● **WHAT THIS TASK INVOLVES**: Starting at the line that contains "Reproduce this chart", reproduce each line exactly up to and including the line that contains "Chart.register(...registerables);". Reproduce nothing else.

#### RECORDS FOR PROCESSING ####

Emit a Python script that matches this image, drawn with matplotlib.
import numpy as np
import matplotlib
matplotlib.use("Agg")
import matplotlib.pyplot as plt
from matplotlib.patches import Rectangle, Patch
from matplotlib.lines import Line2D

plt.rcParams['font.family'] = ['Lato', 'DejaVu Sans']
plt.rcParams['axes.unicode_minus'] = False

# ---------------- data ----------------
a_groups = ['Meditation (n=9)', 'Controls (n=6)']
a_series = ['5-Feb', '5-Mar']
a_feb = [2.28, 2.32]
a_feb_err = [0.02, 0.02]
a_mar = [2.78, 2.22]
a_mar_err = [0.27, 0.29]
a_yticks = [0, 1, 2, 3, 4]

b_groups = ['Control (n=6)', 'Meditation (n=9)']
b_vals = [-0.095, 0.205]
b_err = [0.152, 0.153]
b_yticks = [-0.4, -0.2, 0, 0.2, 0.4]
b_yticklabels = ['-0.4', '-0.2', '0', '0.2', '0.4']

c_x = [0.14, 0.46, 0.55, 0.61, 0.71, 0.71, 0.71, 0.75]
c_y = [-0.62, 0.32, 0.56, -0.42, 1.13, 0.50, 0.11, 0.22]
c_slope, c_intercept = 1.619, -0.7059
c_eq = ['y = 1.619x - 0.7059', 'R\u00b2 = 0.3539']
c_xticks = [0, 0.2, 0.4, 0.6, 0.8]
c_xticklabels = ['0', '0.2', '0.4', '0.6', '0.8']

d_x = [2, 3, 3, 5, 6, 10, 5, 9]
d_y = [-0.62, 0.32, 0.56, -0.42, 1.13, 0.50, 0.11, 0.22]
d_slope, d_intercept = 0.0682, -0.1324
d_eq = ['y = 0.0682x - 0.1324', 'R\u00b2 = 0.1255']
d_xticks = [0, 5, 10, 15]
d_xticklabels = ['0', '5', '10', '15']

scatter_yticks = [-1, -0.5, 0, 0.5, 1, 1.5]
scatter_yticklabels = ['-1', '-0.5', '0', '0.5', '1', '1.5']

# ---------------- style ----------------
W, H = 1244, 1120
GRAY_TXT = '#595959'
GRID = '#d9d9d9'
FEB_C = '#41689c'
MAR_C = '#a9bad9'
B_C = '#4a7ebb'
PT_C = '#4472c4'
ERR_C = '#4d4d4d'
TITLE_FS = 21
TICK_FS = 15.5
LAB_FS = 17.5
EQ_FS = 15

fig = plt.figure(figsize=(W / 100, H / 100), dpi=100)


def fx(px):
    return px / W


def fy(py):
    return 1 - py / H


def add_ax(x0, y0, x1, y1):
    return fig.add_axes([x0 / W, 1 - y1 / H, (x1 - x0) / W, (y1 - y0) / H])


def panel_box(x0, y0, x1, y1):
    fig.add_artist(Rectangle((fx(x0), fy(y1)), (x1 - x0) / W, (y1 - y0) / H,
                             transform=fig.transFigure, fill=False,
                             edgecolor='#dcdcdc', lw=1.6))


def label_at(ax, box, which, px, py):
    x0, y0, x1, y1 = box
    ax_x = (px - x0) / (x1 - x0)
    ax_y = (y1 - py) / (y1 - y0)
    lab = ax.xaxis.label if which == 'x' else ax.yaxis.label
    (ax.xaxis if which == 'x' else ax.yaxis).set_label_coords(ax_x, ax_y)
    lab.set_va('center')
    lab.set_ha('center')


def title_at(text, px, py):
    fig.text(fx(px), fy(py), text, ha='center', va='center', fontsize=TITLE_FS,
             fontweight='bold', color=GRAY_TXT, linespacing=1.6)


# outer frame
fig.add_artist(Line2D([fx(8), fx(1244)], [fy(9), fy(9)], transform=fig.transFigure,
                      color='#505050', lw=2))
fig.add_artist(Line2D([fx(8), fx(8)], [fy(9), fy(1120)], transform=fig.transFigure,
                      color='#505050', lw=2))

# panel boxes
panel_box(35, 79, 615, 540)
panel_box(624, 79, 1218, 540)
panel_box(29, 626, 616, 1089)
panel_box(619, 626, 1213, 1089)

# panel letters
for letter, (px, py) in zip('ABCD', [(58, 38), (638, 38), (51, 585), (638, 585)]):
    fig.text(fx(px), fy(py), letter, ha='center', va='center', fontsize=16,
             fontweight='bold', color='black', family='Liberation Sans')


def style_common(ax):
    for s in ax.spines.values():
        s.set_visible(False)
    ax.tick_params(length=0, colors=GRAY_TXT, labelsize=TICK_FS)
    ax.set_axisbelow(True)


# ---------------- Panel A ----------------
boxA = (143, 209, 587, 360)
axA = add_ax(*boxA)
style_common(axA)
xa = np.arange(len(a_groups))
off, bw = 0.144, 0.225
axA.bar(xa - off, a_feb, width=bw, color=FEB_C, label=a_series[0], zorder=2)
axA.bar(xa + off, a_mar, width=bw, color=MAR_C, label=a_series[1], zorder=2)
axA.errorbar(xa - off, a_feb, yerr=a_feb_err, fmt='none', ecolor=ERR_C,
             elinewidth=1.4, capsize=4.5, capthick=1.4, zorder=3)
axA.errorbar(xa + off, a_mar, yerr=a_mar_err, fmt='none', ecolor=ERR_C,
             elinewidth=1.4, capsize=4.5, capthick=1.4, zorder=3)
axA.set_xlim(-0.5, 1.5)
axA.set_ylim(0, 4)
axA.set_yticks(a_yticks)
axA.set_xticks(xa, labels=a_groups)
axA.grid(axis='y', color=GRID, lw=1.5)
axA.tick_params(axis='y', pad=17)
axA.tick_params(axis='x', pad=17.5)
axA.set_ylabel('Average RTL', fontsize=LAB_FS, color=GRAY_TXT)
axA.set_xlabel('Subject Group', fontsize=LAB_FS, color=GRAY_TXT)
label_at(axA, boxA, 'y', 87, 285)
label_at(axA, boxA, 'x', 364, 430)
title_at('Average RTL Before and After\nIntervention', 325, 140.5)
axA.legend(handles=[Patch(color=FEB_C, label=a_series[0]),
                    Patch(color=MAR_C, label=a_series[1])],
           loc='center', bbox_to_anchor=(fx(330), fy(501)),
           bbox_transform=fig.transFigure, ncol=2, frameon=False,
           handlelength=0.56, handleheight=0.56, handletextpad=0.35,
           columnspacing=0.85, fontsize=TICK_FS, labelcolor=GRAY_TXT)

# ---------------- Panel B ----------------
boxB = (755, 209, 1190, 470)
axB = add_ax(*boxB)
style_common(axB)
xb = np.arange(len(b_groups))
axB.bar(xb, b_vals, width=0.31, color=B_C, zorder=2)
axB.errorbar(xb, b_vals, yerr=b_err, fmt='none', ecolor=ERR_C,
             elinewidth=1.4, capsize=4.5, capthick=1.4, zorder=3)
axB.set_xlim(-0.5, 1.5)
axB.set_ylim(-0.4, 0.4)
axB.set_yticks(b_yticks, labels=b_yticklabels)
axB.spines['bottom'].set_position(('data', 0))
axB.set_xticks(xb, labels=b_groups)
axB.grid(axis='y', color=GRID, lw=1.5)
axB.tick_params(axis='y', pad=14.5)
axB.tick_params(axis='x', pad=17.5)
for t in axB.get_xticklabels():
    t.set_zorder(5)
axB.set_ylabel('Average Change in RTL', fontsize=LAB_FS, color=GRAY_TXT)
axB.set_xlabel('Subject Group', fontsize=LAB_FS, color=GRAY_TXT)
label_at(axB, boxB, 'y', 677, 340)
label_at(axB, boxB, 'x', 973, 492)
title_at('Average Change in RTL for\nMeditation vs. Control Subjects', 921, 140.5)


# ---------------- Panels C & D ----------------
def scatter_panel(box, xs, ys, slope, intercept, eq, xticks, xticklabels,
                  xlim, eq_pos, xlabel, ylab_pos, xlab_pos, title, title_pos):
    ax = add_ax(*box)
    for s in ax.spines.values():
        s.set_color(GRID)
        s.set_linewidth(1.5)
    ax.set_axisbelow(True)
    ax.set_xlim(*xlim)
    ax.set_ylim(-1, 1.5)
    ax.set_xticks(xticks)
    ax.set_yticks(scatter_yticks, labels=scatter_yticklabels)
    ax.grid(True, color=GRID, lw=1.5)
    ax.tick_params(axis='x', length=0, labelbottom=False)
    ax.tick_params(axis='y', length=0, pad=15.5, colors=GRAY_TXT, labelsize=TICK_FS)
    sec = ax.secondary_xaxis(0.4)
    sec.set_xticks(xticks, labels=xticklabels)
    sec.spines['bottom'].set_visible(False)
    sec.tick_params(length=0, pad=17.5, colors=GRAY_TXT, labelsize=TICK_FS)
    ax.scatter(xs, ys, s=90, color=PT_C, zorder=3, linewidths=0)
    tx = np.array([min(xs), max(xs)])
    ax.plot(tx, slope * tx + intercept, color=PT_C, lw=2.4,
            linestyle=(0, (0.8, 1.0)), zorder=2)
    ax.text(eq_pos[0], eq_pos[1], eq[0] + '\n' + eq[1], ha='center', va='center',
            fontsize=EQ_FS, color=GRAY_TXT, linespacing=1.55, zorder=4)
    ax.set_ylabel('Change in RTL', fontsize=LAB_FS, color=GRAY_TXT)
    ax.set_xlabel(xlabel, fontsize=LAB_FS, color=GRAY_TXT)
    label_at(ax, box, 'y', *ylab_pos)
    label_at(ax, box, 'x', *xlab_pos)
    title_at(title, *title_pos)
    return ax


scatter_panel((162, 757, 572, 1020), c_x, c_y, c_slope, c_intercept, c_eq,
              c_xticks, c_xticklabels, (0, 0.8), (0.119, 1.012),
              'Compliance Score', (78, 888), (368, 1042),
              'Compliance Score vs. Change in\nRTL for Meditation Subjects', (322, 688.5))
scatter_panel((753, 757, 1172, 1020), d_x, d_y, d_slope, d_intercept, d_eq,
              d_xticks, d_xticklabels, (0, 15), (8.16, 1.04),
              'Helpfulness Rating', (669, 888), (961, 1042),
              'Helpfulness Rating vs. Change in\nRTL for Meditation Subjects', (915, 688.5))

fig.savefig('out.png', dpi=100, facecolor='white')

####
#### RECORDS FOR PROCESSING ####

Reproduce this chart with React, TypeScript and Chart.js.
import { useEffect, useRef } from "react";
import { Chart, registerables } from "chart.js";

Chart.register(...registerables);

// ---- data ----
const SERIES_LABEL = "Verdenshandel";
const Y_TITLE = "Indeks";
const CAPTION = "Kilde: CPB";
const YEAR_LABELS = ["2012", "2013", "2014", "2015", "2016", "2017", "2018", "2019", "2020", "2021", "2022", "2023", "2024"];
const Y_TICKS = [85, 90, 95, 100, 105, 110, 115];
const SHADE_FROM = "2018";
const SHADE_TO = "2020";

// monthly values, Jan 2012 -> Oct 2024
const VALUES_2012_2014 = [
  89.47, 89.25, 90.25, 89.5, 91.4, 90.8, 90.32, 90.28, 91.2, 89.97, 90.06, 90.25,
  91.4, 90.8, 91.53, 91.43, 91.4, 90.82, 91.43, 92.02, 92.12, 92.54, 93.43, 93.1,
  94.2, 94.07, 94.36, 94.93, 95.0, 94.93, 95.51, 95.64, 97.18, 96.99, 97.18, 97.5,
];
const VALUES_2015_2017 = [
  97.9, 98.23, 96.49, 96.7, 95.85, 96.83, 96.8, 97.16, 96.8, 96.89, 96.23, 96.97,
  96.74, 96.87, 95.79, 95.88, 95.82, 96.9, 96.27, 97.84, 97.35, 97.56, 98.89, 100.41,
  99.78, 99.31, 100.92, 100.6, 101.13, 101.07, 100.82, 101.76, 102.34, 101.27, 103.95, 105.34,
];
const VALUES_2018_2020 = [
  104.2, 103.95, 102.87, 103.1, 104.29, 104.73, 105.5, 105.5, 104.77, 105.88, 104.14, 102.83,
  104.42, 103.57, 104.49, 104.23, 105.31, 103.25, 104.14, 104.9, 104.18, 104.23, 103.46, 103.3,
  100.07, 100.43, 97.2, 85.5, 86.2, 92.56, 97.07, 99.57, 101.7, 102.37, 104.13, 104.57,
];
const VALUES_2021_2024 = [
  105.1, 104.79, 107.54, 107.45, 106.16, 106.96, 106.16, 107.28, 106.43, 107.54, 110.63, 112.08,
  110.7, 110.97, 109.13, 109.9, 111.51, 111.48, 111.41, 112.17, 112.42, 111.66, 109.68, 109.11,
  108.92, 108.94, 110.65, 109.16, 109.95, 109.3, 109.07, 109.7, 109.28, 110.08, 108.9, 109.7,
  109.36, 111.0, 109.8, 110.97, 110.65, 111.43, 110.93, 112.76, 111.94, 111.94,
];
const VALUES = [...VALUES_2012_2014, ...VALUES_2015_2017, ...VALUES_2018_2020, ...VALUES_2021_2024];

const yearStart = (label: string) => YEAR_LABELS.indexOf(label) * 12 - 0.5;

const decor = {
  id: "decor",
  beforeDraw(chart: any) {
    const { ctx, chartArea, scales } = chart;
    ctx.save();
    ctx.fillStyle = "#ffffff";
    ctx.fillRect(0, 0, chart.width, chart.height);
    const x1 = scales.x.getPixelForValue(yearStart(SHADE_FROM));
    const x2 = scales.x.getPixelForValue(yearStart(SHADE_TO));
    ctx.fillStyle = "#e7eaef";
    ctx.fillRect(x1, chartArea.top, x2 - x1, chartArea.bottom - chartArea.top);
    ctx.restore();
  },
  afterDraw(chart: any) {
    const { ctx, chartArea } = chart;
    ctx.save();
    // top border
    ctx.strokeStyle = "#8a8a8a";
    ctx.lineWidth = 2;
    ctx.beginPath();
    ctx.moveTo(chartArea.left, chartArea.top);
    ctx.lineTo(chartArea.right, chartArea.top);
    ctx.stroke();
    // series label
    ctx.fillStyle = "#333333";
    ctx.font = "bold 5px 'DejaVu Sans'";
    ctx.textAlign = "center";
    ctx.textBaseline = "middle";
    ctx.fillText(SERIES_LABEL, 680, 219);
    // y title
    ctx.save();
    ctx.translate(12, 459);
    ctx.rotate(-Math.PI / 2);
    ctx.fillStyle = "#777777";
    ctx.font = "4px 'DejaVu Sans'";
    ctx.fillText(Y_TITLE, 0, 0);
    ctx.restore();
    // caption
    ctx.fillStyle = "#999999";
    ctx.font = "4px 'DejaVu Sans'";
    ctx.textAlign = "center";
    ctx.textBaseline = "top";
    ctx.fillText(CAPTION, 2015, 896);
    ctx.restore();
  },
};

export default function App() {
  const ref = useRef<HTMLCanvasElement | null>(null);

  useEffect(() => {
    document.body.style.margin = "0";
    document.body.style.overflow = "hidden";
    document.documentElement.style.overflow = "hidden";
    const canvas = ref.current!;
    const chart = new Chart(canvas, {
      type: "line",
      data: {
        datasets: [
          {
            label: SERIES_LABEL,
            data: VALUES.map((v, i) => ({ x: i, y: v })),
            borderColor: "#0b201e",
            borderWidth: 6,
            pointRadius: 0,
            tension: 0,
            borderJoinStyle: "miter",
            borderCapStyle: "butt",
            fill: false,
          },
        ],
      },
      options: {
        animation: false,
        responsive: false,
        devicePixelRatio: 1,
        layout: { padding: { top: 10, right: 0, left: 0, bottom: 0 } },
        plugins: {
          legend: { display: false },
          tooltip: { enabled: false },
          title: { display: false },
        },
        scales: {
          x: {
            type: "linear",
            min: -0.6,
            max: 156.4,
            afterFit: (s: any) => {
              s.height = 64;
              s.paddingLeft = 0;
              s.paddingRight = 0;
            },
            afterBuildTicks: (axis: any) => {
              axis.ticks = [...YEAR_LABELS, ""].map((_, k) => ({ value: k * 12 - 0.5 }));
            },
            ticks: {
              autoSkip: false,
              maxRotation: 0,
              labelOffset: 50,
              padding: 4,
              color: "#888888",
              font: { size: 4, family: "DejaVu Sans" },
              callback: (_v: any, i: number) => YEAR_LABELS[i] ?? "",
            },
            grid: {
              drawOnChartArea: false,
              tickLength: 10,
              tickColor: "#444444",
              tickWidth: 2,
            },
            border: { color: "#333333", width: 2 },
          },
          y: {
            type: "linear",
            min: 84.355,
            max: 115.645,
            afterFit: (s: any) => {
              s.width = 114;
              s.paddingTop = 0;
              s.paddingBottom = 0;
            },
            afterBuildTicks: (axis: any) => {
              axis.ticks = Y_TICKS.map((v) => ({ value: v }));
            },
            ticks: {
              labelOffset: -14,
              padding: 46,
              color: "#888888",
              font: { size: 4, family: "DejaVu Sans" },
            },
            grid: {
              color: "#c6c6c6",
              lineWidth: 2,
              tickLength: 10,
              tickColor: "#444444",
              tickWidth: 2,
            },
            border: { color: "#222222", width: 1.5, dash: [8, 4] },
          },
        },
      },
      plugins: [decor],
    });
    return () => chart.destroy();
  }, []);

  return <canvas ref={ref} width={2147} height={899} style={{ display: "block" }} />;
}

####

● **TASK RESULT**:
Reproduce this chart with React, TypeScript and Chart.js.
import { useEffect, useRef } from "react";
import { Chart, registerables } from "chart.js";

Chart.register(...registerables);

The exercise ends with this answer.